• Objective:
Look over the lines below. Report each one that includes the string "matplotlib".

• Provided material:
- - - - -
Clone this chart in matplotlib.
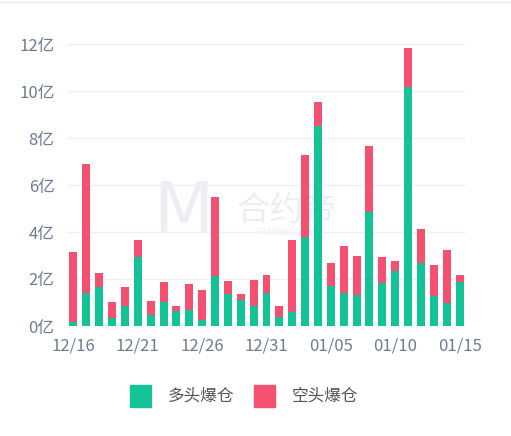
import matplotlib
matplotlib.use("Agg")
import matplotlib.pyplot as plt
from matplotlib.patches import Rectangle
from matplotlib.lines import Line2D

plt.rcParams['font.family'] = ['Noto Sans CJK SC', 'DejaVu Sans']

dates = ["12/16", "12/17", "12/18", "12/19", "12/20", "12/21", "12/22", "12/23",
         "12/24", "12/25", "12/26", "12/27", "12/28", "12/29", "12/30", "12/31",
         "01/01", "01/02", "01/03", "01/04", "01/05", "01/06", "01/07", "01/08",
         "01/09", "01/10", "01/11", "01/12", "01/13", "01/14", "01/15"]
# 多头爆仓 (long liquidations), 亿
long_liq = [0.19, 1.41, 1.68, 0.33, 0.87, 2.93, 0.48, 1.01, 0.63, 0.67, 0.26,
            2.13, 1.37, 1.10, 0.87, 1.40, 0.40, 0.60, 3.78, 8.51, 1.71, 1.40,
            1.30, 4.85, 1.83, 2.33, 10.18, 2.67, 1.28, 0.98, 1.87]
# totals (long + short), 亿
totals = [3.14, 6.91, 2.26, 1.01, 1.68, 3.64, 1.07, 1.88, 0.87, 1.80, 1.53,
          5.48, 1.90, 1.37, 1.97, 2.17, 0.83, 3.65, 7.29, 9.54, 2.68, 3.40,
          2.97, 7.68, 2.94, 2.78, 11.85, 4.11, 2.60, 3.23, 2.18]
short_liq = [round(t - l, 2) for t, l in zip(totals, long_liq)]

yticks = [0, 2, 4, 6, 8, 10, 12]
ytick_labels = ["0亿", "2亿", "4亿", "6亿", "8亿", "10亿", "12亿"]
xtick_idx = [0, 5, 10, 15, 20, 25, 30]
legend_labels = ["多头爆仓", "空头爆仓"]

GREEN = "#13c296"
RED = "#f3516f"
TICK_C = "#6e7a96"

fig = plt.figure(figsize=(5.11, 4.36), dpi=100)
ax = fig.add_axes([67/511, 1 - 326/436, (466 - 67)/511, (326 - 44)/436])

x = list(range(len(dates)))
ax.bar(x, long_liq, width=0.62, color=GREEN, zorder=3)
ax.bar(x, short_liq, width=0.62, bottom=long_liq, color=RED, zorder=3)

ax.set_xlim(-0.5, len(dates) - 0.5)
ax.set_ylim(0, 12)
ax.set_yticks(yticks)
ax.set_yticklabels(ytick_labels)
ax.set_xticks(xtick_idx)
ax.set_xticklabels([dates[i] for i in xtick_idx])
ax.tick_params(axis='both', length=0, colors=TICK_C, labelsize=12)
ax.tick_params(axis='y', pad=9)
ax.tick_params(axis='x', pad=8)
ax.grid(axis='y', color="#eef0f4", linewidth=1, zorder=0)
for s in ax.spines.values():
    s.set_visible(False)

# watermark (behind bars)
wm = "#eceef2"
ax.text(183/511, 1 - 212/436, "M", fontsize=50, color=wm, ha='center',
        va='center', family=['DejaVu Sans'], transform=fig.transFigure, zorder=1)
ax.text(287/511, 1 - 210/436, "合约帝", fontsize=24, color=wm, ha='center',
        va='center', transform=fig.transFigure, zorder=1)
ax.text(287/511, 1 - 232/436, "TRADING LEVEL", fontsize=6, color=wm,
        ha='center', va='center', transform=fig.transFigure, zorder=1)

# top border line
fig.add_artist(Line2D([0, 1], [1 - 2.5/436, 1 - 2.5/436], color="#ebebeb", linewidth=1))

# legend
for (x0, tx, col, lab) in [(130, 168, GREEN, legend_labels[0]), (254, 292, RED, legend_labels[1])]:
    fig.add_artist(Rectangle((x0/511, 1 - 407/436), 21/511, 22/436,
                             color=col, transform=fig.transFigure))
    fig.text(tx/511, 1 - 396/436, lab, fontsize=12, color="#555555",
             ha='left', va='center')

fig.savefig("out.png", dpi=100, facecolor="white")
- - - - -
• Response:
Clone this chart in matplotlib.
import matplotlib
matplotlib.use("Agg")
import matplotlib.pyplot as plt
from matplotlib.patches import Rectangle
from matplotlib.lines import Line2D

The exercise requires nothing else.